“The last 10% it takes to launch something takes as much energy as the first 90%,” says Rob Kalin, Co-founder of Etsy.
The concept of a monopoly market is long gone and gracefully replaced by the “perfectly competitive market system.” With nearly 73,366 startups in the United States alone, consumers have multiple choices for products and services. Therefore, ensuring that your business maintains its position has become critical.
Perhaps, it won’t be wrong to say that businesses in this modern-era work on the theory of “survival of the fittest.”
Challenges are ceaseless and can disrupt the ongoing organization’s operation.
However, understanding the company’s strengths, identifying the loopholes, and addressing the potential issues beforehand can give you a competitive advantage.
That’s why, in this article, we’ll discuss the common barriers of startups and their practical resolutions.

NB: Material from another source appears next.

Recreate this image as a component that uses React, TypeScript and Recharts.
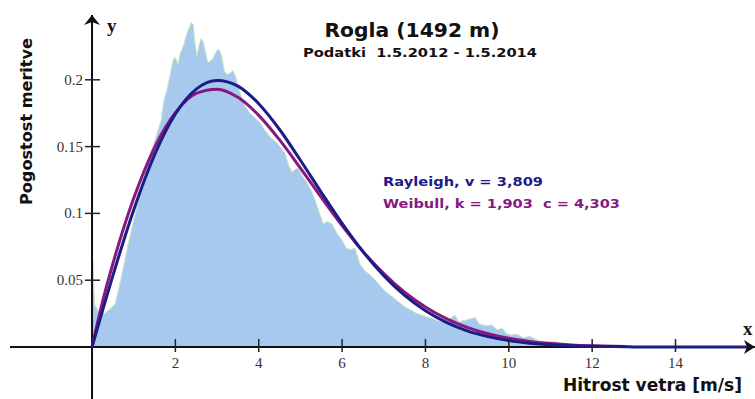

1. Far-Fetched Expectations
Statistically speaking, nearly 10% of startups fail within their first year of operation.
Why? It is primarily because of not setting up realistic expectations. Understand that success is often short-term. Therefore, it requires consistent efforts to continue on the path of progress.
Making decisions without any factual information can cause trouble for your organization, impacting its operations.
For instance, assuming that the customers will revisit the store after making their first purchase. This assumption will entice you to order additional inventory. However, if the customer does not return, the inventory will become an additional overhead and affect the business revenue.
In simple words, as a rookie, your major business decisions must be based exclusively on market research and data.
2. Hiring Suitable Candidates
Generally, startups have a small team that independently manages everything- from project development to advertising. Everything is micromanaged to save costs while running the operations smoothly.
However, not hiring suitable candidates only increased their workload, affecting overall productivity.
Contrary to popular opinion, hiring new employees or even outsourcing them can lower the burden, boost efficiency and save resources. It will allow your team to polish their skills and contribute their best.
For instance, you can hire a software development firm to handle the IT needs of your project. They can work with your in-house team to understand client requirements and assist in the compilation of projects in a timely manner.
3. Financial Management
Managing overheads is one of the prominent challenges for corporations and not merely SMEs. With the increase in income, the expenses also elevate. Entrepreneurs need to discover methods to keep the revenue going while cutting costs. Otherwise, overcoming the deficit will become a daunting task.
Fortunately, there are a couple of effective tips to manage accounts. Here’s how:
- Keep track of all the spending
- Limit the fixed expenses
- Outsource employees instead of hiring an in-house team
- Invest a portion of the revenue
- Focus on building a customer base
- Establish and amend financial goals on a monthly basis.
To Sum It All Up
Establishing a startup is a commendable step and requires appreciation. At the same time, it is vital for entrepreneurs to be prepared to align with the marketing changes. Focus on building a loyal customer base and invest your resources wisely to stay ahead of the fierce competition.